Last week, our blog focused on terrible news in the economy – specifically, an anemic 1Q 2014 GDP reading—and the fact that the market barely reacted to it. The market continued to plug along despite poor fundamental data.
I was secretly hoping for another example to illustrate my point, this time with substantial positive news which the market could ignore. My wishes were answered on Friday. The unemployment rate fell to a 5 year low – 6.3%. The rate of unemployment improvement was also significant. Instead of a gradual, sloughing off of 0.1% at a time, the rate improved from 6.7% to 6.3% in a single month. Job creation was surprisingly strong, with 288,000 jobs created in the month. Furthermore, job creation numbers were revised upward for the previous two months. You’d expect a huge jump in consumer confidence, but it didn’t happen.
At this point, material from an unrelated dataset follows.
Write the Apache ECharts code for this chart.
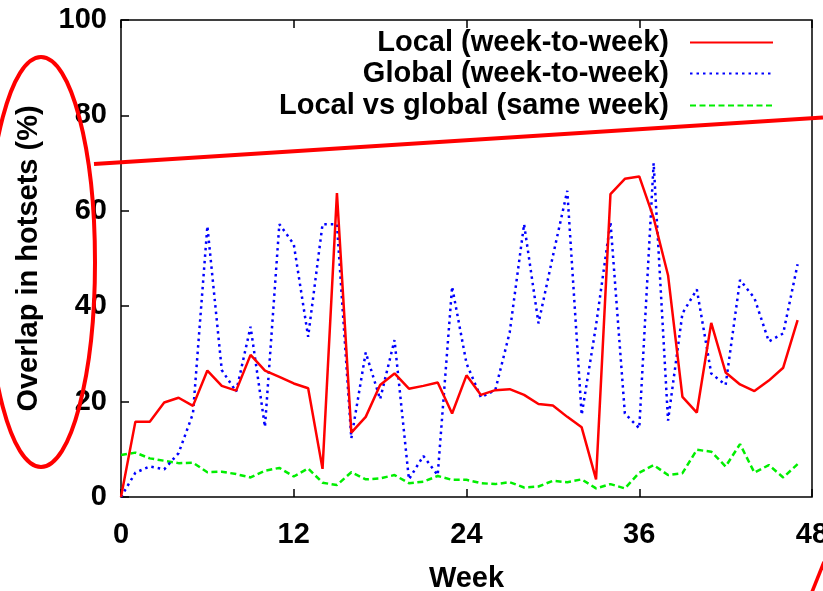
<!DOCTYPE html>
<html>
<head>
<meta charset="utf-8">
<script src="https://cdn.jsdelivr.net/npm/echarts@6/dist/echarts.min.js"></script>
<style>
html,body{margin:0;padding:0;background:#fff;}
#chart{width:823px;height:591px;}
</style>
</head>
<body>
<div id="chart"></div>
<script>
const weeks = [0,1,2,3,4,5,6,7,8,9,10,11,12,13,14,15,16,17,18,19,20,21,22,23,24,25,26,27,28,29,30,31,32,33,34,35,36,37,38,39,40,41,42,43,44,45,46,47];
const localWeek = [0,15.8,15.8,19.8,20.8,19.1,26.5,23.3,22.3,29.8,26.5,25.2,23.8,22.8,5.9,63.7,13.5,16.8,23.5,25.9,22.7,23.3,24.0,17.5,25.5,21.4,22.4,22.6,21.4,19.5,19.2,16.8,14.6,3.7,63.5,66.7,67.2,58.5,46.5,21.0,17.7,36.5,26.1,23.6,22.2,24.4,27.1,37.1];
const globalWeek = [0,5.1,6.4,5.8,9.2,17.5,56.8,26.6,22.1,35.7,14.7,57.2,53.0,33.6,57.2,57.2,12.3,30.3,20.5,32.9,3.7,8.6,4.6,44.1,28.0,20.9,22.4,34.5,57.2,36.4,50.5,64.2,17.2,36.0,57.7,17.5,14.4,70.0,16.0,38.5,43.5,25.9,23.5,45.5,41.7,32.6,34.3,48.8];
const localVsGlobal = [8.8,9.3,8.1,7.6,7.1,7.2,5.2,5.3,4.8,4.1,5.5,6.1,4.3,6.0,3.0,2.5,5.2,3.7,3.9,4.6,2.9,3.2,4.4,3.6,3.6,2.9,2.7,3.1,2.0,2.2,3.4,3.1,3.7,1.8,2.7,1.8,5.1,6.7,4.6,5.0,9.9,9.5,6.4,11.1,5.1,6.7,4.1,6.9];
const seriesNames = ['Local (week-to-week)','Global (week-to-week)','Local vs global (same week)'];
const xTicks = [0,12,24,36,48];
const yTicks = [0,20,40,60,80,100];

function pairs(vals){ return weeks.map((w,i)=>[w, vals[i]]); }

const chart = echarts.init(document.getElementById('chart'), null, {renderer:'canvas'});
const FONT = 'Liberation Sans, Arial, Helvetica, sans-serif';
function mkLegend(name, top){
  return {
    data:[name], right:49, top:top, padding:0, align:'right',
    itemWidth:83, itemHeight:14, selectedMode:false,
    itemStyle:{opacity:0},
    textStyle:{fontFamily:FONT, fontSize:29, fontWeight:'bold', color:'#000', padding:[0,16,0,0]}
  };
}
chart.setOption({
  animation:false,
  backgroundColor:'#fff',
  grid:{left:121, right:11, top:20, bottom:94, show:true, borderColor:'#000', borderWidth:1.5, backgroundColor:'transparent', outerBoundsMode:'none', containLabel:false},
  legend:[mkLegend(seriesNames[0],28), mkLegend(seriesNames[1],59), mkLegend(seriesNames[2],91)],
  xAxis:[{
    type:'value', min:xTicks[0], max:xTicks[xTicks.length-1], interval:12,
    name:'Week', nameLocation:'middle', nameGap:67,
    nameTextStyle:{fontFamily:FONT, fontSize:29, fontWeight:'bold', color:'#000'},
    axisLine:{show:false}, splitLine:{show:false},
    axisTick:{inside:true, length:8, lineStyle:{color:'#000', width:1.5}},
    axisLabel:{fontFamily:FONT, fontSize:29, fontWeight:'bold', color:'#000', margin:23}
  },{
    type:'value', position:'top', min:xTicks[0], max:xTicks[xTicks.length-1], interval:12,
    axisLine:{show:false}, splitLine:{show:false}, axisLabel:{show:false},
    axisTick:{inside:true, length:8, lineStyle:{color:'#000', width:1.5}}
  }],
  yAxis:{
    type:'value', min:yTicks[0], max:yTicks[yTicks.length-1], interval:20,
    name:'Overlap in hotsets (%)', nameLocation:'middle', nameGap:78, nameRotate:90,
    nameTextStyle:{fontFamily:FONT, fontSize:29, fontWeight:'bold', color:'#000'},
    axisLine:{show:false}, splitLine:{show:false},
    axisTick:{inside:true, length:8, lineStyle:{color:'#000', width:1.5}},
    axisLabel:{fontFamily:FONT, fontSize:29, fontWeight:'bold', color:'#000', margin:14}
  },
  series:[
    {name:seriesNames[0], type:'line', data:pairs(localWeek), symbol:'none', color:'#ff0000',
     lineStyle:{color:'#ff0000', width:2.5, type:'solid'}, z:5},
    {name:seriesNames[1], type:'line', data:pairs(globalWeek), symbol:'none', color:'#0000ff',
     lineStyle:{color:'#0000ff', width:2.5, type:[2.5,4]}, z:4},
    {name:seriesNames[2], type:'line', data:pairs(localVsGlobal), symbol:'none', color:'#00ee00',
     lineStyle:{color:'#00ee00', width:2.5, type:[6,3.5]}, z:3}
  ],
  graphic:[
    {type:'ellipse', z:100, shape:{cx:41, cy:262, rx:54, ry:205}, style:{fill:null, stroke:'#ff0000', lineWidth:4}},
    {type:'line', z:100, shape:{x1:94, y1:164, x2:823, y2:117.5}, style:{stroke:'#ff0000', lineWidth:4}},
    {type:'line', z:100, shape:{x1:812, y1:592, x2:824, y2:562}, style:{stroke:'#ff0000', lineWidth:3.5}}
  ]
});
</script>
</body>
</html>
The economy was abnormally depressed because of the weather in the first quarter, so investors interpreted the poor GDP results with awareness beyond the headlines. Similarly, the rebound in the labor market reflected a deferred, but expected, improvement in the economy. Investors did not react with irrational exuberance: Instead they understood that the pent up demand for employment was simply satisfied at an irregular pace.
After all the news was absorbed, the market, measured by the S&P 500, was up a modest 0.97% for the week. The trend of modest, sub-par returns was essentially unbroken by the economic headlines because investors realize that the underlying forces acting upon the markets have not substantially changed.